_The problem_
Locate each line below that includes "with" and reproduce it.

(Collected data)
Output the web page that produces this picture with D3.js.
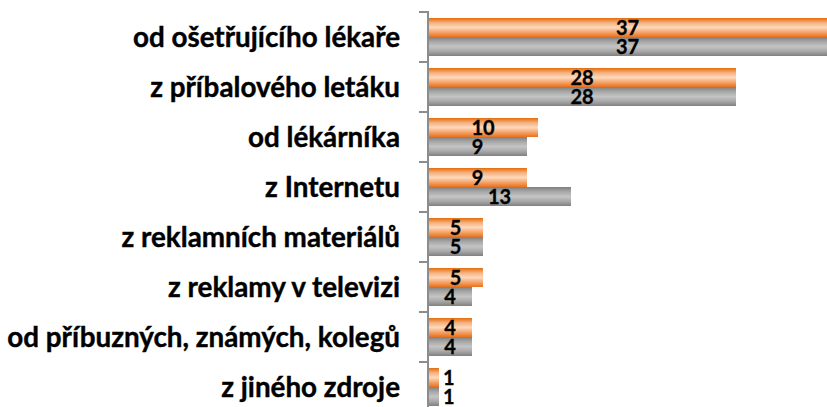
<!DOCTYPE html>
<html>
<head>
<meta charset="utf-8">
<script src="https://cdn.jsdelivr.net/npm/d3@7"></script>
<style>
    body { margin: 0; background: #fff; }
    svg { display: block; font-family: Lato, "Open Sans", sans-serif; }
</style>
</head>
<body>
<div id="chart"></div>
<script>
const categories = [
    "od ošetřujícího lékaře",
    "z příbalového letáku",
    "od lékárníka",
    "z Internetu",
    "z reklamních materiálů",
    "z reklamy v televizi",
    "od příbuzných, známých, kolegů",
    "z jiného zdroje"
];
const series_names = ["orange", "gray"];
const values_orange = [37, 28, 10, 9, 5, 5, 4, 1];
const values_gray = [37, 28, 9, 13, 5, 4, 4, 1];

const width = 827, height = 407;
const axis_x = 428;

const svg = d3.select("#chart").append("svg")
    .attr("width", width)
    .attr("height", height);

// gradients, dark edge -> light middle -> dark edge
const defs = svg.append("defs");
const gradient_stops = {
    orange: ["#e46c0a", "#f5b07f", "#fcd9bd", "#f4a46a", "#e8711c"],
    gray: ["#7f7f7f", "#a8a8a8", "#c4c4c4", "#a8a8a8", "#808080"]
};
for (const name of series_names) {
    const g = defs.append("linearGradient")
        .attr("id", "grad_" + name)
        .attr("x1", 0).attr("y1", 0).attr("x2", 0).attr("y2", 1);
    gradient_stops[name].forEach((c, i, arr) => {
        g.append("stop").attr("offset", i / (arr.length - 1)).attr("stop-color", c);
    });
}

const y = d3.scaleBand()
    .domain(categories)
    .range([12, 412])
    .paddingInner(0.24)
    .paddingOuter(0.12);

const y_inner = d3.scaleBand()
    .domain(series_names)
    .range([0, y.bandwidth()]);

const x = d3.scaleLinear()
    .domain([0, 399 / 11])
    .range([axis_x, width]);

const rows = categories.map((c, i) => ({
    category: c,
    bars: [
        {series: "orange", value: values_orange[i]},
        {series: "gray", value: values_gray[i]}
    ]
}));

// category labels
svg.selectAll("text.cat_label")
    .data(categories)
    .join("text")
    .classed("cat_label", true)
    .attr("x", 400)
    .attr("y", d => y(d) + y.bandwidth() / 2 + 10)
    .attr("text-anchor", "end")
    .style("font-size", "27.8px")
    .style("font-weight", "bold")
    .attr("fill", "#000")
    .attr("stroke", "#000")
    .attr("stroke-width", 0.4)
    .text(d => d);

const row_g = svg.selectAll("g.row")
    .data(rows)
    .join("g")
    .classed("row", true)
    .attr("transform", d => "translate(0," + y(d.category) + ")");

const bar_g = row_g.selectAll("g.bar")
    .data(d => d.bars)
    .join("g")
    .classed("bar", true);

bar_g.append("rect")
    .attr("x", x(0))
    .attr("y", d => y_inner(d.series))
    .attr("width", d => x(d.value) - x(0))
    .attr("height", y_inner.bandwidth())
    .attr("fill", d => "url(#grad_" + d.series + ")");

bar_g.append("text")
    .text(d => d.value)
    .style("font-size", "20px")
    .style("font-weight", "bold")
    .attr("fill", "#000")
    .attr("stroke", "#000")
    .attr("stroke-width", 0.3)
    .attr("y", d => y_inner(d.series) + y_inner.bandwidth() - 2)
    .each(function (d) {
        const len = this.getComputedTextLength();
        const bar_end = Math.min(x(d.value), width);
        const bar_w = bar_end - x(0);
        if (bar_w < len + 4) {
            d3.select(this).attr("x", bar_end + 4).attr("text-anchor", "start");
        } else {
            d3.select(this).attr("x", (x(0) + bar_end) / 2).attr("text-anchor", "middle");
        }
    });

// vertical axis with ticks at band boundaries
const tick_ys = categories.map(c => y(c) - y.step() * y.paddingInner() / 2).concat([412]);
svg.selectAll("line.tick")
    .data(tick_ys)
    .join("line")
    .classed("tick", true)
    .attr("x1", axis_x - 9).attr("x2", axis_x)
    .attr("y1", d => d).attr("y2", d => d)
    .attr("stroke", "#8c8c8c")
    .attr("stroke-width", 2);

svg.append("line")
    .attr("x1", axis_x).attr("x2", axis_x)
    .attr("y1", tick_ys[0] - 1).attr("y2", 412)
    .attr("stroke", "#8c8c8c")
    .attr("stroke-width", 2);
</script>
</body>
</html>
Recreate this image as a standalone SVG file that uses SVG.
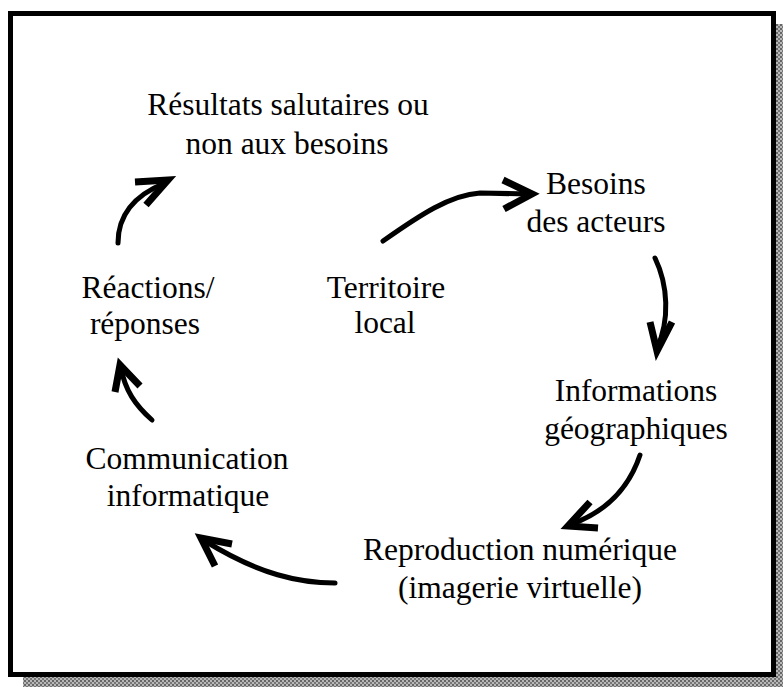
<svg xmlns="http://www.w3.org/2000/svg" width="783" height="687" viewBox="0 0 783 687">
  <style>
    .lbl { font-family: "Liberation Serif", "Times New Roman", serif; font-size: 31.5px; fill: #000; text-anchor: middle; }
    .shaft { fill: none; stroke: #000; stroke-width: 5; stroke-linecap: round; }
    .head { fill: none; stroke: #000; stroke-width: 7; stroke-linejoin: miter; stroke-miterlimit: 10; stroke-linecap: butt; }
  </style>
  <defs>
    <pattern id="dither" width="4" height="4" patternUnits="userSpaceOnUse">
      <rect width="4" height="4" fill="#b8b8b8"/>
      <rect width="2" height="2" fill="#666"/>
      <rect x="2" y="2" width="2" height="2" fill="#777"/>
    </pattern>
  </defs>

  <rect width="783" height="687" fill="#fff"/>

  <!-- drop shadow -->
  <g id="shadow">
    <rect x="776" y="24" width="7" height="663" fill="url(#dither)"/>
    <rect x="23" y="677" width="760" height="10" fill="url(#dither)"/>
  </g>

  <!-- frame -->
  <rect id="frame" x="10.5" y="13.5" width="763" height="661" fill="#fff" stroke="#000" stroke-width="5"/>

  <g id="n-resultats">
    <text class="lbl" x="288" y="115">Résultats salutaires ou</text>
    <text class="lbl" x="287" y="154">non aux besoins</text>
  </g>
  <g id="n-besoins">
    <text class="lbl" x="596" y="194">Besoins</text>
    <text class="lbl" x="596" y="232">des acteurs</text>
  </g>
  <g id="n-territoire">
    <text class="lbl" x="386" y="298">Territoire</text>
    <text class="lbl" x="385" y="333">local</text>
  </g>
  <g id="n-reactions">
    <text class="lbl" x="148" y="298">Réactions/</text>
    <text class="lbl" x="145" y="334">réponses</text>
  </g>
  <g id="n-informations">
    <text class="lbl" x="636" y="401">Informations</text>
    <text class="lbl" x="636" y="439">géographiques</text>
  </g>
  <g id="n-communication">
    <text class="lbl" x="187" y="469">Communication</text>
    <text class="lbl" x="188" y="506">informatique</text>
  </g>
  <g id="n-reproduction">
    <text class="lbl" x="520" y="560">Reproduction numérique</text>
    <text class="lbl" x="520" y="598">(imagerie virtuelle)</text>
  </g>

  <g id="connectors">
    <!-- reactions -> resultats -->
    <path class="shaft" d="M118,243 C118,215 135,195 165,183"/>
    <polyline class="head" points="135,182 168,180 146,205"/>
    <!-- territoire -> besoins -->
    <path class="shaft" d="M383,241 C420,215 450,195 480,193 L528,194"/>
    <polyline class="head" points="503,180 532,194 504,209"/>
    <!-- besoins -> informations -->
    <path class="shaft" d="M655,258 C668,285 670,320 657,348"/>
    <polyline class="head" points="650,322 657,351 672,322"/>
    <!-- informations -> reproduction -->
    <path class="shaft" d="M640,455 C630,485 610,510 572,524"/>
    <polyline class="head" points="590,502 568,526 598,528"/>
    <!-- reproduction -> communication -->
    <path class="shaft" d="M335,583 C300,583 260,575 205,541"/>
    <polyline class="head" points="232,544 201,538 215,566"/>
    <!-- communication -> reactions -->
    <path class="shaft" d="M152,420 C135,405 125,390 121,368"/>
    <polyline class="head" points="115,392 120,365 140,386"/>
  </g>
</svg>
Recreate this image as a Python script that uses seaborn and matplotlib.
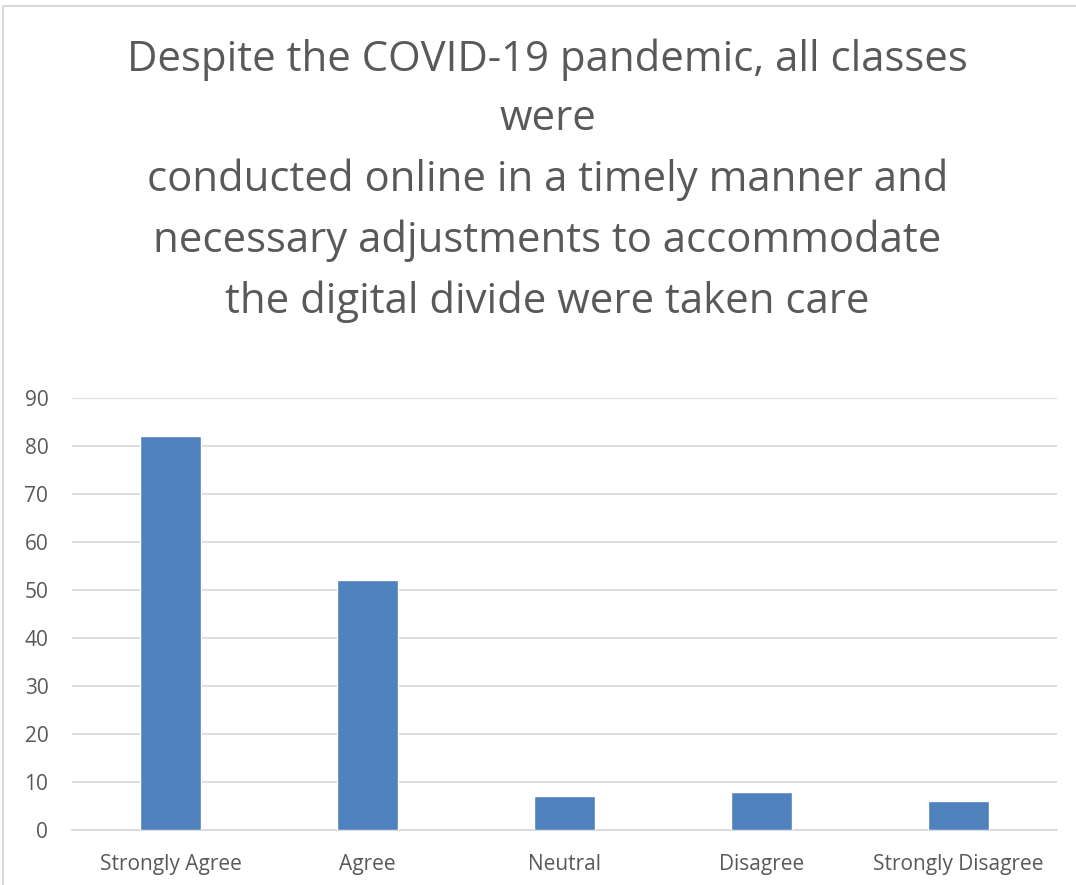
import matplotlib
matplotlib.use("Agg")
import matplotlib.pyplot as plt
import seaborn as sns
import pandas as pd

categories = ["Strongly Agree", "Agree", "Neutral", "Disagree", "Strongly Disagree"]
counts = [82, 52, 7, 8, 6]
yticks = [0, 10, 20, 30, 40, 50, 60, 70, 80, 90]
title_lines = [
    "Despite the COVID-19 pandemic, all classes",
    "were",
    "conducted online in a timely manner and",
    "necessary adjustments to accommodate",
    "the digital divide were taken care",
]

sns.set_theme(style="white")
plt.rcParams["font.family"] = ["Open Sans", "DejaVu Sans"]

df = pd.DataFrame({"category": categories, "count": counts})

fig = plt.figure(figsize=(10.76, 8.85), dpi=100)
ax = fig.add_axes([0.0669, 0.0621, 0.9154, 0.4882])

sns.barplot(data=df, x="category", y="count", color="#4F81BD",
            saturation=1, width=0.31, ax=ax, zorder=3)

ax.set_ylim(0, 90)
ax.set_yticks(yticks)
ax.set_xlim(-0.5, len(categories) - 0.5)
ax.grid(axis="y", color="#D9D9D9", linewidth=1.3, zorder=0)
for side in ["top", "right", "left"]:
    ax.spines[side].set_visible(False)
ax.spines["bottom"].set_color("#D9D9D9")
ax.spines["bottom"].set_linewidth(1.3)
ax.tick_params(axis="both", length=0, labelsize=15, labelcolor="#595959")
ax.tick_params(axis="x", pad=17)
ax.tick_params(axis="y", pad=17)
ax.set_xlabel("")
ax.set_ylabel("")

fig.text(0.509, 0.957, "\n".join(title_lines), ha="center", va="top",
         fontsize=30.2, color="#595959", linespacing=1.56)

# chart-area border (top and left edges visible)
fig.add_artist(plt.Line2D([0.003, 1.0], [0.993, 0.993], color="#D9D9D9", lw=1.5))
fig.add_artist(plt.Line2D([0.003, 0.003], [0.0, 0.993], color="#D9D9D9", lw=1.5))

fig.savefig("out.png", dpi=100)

_Finished answer_
Output the web page that produces this picture with D3.js.
// vertical axis with ticks at band boundaries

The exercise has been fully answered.